If you’ve watched SATC, you’ve probably unsuccessfully tried to forget Season 3 Episode 18, titled “Cock A Doodle Do!,” where Samantha doesn’t mix well with new neighbors in NYC’s Meat Packing District. The episode tries to be cheeky by including the transgender community, but becomes horrifically offensive by using slurs like “tranny” and “chicks with dicks” while perpetuating stigmatizing attitudes about sex work. In response — because in AJLT, there is an over-the-top social correction for everything that SATC failed at — the reboot introduces Che Diaz.
Che is nonbinary, drug positive, a famous comic — and noxiously aggressive about everything that they do. Che is not a likable character. But why are they expected to be likable on a show that historically lets its characters be truly insufferable? Why do we accept Carrie’s doe-eyed backwardness, Charlotte’s profane prudishness, and Miranda’s bossy Karen-ness, but feel the need to obliterate Che for not being everything to everyone?
It’s a tough question, but the answer begins with the writing. One valid criticism around Che is that they read as a caricature of a nonbinary person, rather than a nuanced addition to the already existing tableau of neurotic New Yorkers and AJLT’s new cast. Other newcomers seem to have more profound things going on: Nya Wallace is torn about whether she wants to be a mother along with being a formative voice in social justice, Seema Patel struggles with loneliness while being scarily successful, and Lisa Todd Wexley grapples with the grossness of her immense privilege. But Che just reads like a list of their identifiers. Che is majorly concerned with policing wokeness, to the point of literally having a “woke moment” button that they use on their podcast, annoyingly titled “X, Y and Me.” And when they are not aggressively asserting the ideals of progressive social mores, they’re limited to being a projection of Miranda’s sexual fantasies and a tool for her liberation ... or used for a quick laugh while smoking blunts after giving a “comedy concert.” Che’s character suffers from a lack of interiority.

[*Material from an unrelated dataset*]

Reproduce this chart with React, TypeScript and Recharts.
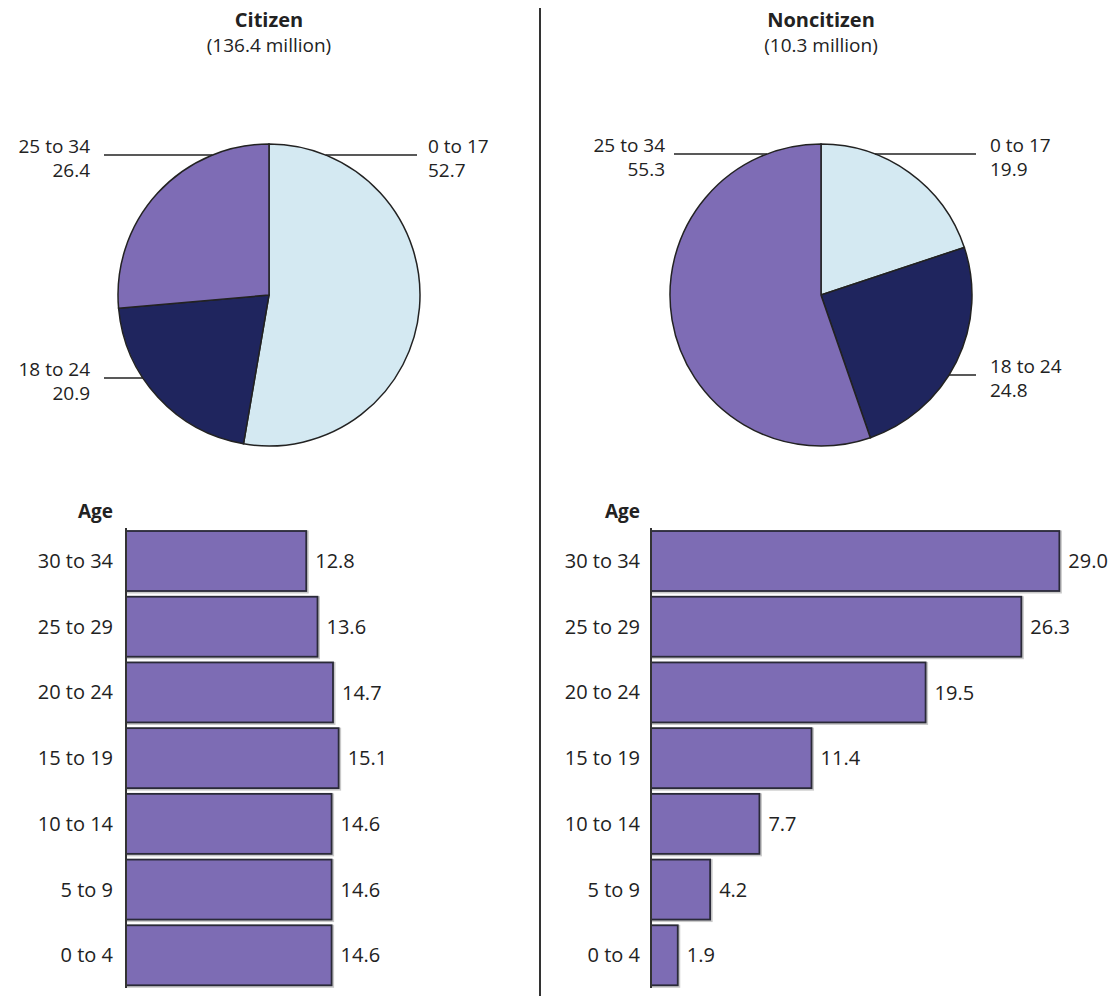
import React from "react";
import { PieChart, Pie, Cell, BarChart, Bar, XAxis, YAxis, LabelList } from "recharts";

const FONT = "'Open Sans', 'DejaVu Sans', sans-serif";
const INK = "#222";

// pie data
const pieGroups = ["0 to 17", "18 to 24", "25 to 34"];
const citizenPie = [52.7, 20.9, 26.4];
const noncitizenPie = [19.9, 24.8, 55.3];
const pieColors = ["#D4E9F2", "#1F255E", "#7E6CB5"];

// bar data, top to bottom
const ageGroups = ["30 to 34", "25 to 29", "20 to 24", "15 to 19", "10 to 14", "5 to 9", "0 to 4"];
const citizenBars = [12.8, 13.6, 14.7, 15.1, 14.6, 14.6, 14.6];
const noncitizenBars = [29.0, 26.3, 19.5, 11.4, 7.7, 4.2, 1.9];

// where each pie callout sits, relative to the pie centre
const citizenCallouts = [
  { side: "right", dy: -140, lineDx: 148, textDx: 159 },
  { side: "left", dy: 83, lineDx: -165, textDx: -179 },
  { side: "left", dy: -140, lineDx: -165, textDx: -179 },
];
const noncitizenCallouts = [
  { side: "right", dy: -141, lineDx: 155, textDx: 169 },
  { side: "right", dy: 80, lineDx: 155, textDx: 169 },
  { side: "left", dy: -141, lineDx: -147, textDx: -156 },
];

const makeCallout = (layout: any[]) => (props: any) => {
  const { cx, cy, outerRadius, index, value, name } = props;
  const c = layout[index];
  const y = cy + c.dy;
  const half = Math.sqrt(Math.max(outerRadius * outerRadius - c.dy * c.dy, 0));
  const edge = c.side === "right" ? cx + half : cx - half;
  const x2 = cx + c.lineDx;
  const tx = cx + c.textDx;
  const anchor = c.side === "right" ? "start" : "end";
  return (
    <g key={`callout-${index}`}>
      <line x1={edge} y1={y} x2={x2} y2={y} stroke={INK} strokeWidth={1.5} />
      <text x={tx} y={y - 2} textAnchor={anchor} fill={INK} fontFamily={FONT} fontSize={19}>
        {name}
      </text>
      <text x={tx} y={y + 22} textAnchor={anchor} fill={INK} fontFamily={FONT} fontSize={19}>
        {Number(value).toFixed(1)}
      </text>
    </g>
  );
};

const BarShape = (props: any) => {
  const { x, y, width, height } = props;
  return (
    <g>
      <rect x={x + 1} y={y + 1} width={width} height={height} fill="none" stroke="#c9c9c9" strokeWidth={3} />
      <rect x={x} y={y} width={width} height={height} fill="#7D6CB4" stroke="#2a2a38" strokeWidth={1.8} />
    </g>
  );
};

function Panel({
  left,
  width,
  pieCx,
  title,
  subtitle,
  pieValues,
  callouts,
  bars,
  axisWidth,
  tickGap,
  rightMargin,
}: any) {
  const pieData = pieGroups.map((g, i) => ({ name: g, value: pieValues[i] }));
  const barData = ageGroups.map((g, i) => ({ age: g, value: bars[i] }));
  return (
    <div style={{ position: "absolute", left, top: 0, width, height: 996 }}>
      <div style={{ position: "absolute", left: pieCx - 150, width: 300, top: 7, textAlign: "center", fontWeight: 700, fontSize: 20, lineHeight: "26px", color: INK }}>
        {title}
      </div>
      <div style={{ position: "absolute", left: pieCx - 150, width: 300, top: 32, textAlign: "center", fontSize: 19, lineHeight: "26px", color: INK }}>
        {subtitle}
      </div>
      <div style={{ position: "absolute", left: 0, top: 0 }}>
        <PieChart width={width} height={480} margin={{ top: 0, right: 0, bottom: 0, left: 0 }}>
          <Pie
            data={pieData}
            dataKey="value"
            nameKey="name"
            cx={pieCx}
            cy={295}
            outerRadius={151}
            startAngle={90}
            endAngle={-270}
            stroke={INK}
            strokeWidth={1.5}
            labelLine={false}
            label={makeCallout(callouts)}
            isAnimationActive={false}
          >
            {pieData.map((d, i) => (
              <Cell key={d.name} fill={pieColors[i]} />
            ))}
          </Pie>
        </PieChart>
      </div>
      <div style={{ position: "absolute", left: 0, width: axisWidth - tickGap, top: 498, textAlign: "right", fontWeight: 700, fontSize: 19, lineHeight: "26px", color: INK }}>
        Age
      </div>
      <div style={{ position: "absolute", left: 0, top: 480 }}>
        <BarChart
          layout="vertical"
          data={barData}
          width={width}
          height={516}
          margin={{ top: 48, right: rightMargin, bottom: 8, left: 0 }}
          barCategoryGap={3}
        >
          <XAxis type="number" hide domain={[0, 29.4]} />
          <YAxis
            type="category"
            dataKey="age"
            width={axisWidth}
            tickLine={false}
            tickSize={0}
            tickMargin={tickGap}
            axisLine={{ stroke: "#333", strokeWidth: 2 }}
            tick={{ fill: INK, fontSize: 20, fontFamily: FONT }}
            interval={0}
          />
          <Bar dataKey="value" shape={BarShape} isAnimationActive={false}>
            <LabelList
              dataKey="value"
              position="right"
              offset={9}
              formatter={(v: any) => Number(v).toFixed(1)}
              fill={INK}
              fontSize={20}
              fontFamily={FONT}
            />
          </Bar>
        </BarChart>
      </div>
    </div>
  );
}

export default function App() {
  return (
    <div
      style={{
        position: "absolute",
        left: 0,
        top: 0,
        width: 1120,
        height: 996,
        background: "#fff",
        fontFamily: FONT,
        overflow: "hidden",
      }}
    >
      <Panel
        left={0}
        width={540}
        pieCx={269}
        title="Citizen"
        subtitle="(136.4 million)"
        pieValues={citizenPie}
        callouts={citizenCallouts}
        bars={citizenBars}
        axisWidth={126}
        tickGap={13}
        rightMargin={0}
      />
      <div style={{ position: "absolute", left: 539, top: 8, width: 2, height: 988, background: "#333" }} />
      <Panel
        left={540}
        width={580}
        pieCx={281}
        title="Noncitizen"
        subtitle="(10.3 million)"
        pieValues={noncitizenPie}
        callouts={noncitizenCallouts}
        bars={noncitizenBars}
        axisWidth={111}
        tickGap={11}
        rightMargin={55}
      />
    </div>
  );
}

But not everyone is complex or sensitive in the real world, and Che’s lack of those things could be read as verisimilitude. Carrie is a raging narcissist who we have lovingly put up with since 1998. Che exhibits some of those same narcissistic tendencies, but they’re just more obnoxious about it. It is genuinely off-putting to watch, though. Che’s hyper-sexuality feels myopic in a show that has always been about normalizing sex, and their comedy is trite. All of their scenes make you tense your body as you brace for the cringe. It may seem odd that the writers would choose to make their first nonbinary character such a repellent — but again, everyone in SATC is a bit annoying. As Ramirez put it to the New York Times, “We have built a character who is a human being, who is imperfect, who's complex, who is not here to be liked, who's not here for anybody's approval. They're here to be themselves.”
Che’s frustrating on-screen quality doesn’t necessarily make Che a poor representation of the nonbinary community, because Che never needed to represent an entire community in the first place. The character offers one piece of nonbinary representation on-screen, and their flaws add humanness to them. I don’t look to Miranda to represent me as a cis bisexual; I look to Miranda to endlessly annoy me with her infantilizing attitude towards coming out. I’m not calling for better bisexual representation because I’m annoyed. I’m merely happy to see a grown woman on TV realizing she might have a broader sexual orientation than she originally thought, and letting that be okay. In the same way, Che being nonbinary is just a part of their character — along with being a nauseatingly famous person who likes to smoke a lot and pleasure people in kitchens. Che is allowed to contain multitudes, and that doesn’t have to be a reflection on their inclusion as a character. It all just goes to prove that legacy be damned, AJLT is just as perfectly imperfect as its predecessor.